Task objective:
Return each line containing "draw".

-- Begin --

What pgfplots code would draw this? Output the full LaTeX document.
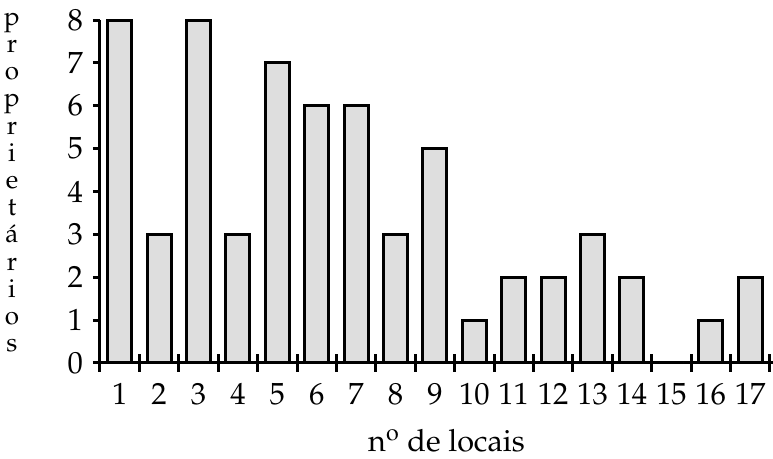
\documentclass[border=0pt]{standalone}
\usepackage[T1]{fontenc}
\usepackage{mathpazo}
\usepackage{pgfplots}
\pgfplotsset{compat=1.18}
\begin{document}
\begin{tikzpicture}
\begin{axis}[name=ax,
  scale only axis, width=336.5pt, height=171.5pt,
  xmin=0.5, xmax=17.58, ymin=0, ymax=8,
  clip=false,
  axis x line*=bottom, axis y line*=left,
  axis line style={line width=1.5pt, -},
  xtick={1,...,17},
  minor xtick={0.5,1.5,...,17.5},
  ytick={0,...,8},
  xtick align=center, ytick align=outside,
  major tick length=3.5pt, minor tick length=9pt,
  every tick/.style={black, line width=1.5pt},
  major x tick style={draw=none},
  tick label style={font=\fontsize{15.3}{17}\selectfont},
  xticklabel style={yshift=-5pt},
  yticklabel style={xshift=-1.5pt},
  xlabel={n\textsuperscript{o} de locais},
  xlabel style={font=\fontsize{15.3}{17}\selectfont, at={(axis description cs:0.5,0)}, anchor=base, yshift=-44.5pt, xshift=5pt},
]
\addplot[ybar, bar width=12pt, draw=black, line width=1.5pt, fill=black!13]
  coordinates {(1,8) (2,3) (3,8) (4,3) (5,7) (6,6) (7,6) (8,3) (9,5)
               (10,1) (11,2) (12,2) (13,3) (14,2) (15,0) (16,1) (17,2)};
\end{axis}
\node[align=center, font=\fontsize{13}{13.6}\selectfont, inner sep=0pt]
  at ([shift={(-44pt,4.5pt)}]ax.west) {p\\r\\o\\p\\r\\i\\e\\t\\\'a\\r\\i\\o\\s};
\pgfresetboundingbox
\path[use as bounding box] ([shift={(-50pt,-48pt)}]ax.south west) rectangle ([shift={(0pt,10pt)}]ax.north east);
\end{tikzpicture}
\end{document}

-- End --

Finished exercise:
What pgfplots code would draw this? Output the full LaTeX document.
  major x tick style={draw=none},
\addplot[ybar, bar width=12pt, draw=black, line width=1.5pt, fill=black!13]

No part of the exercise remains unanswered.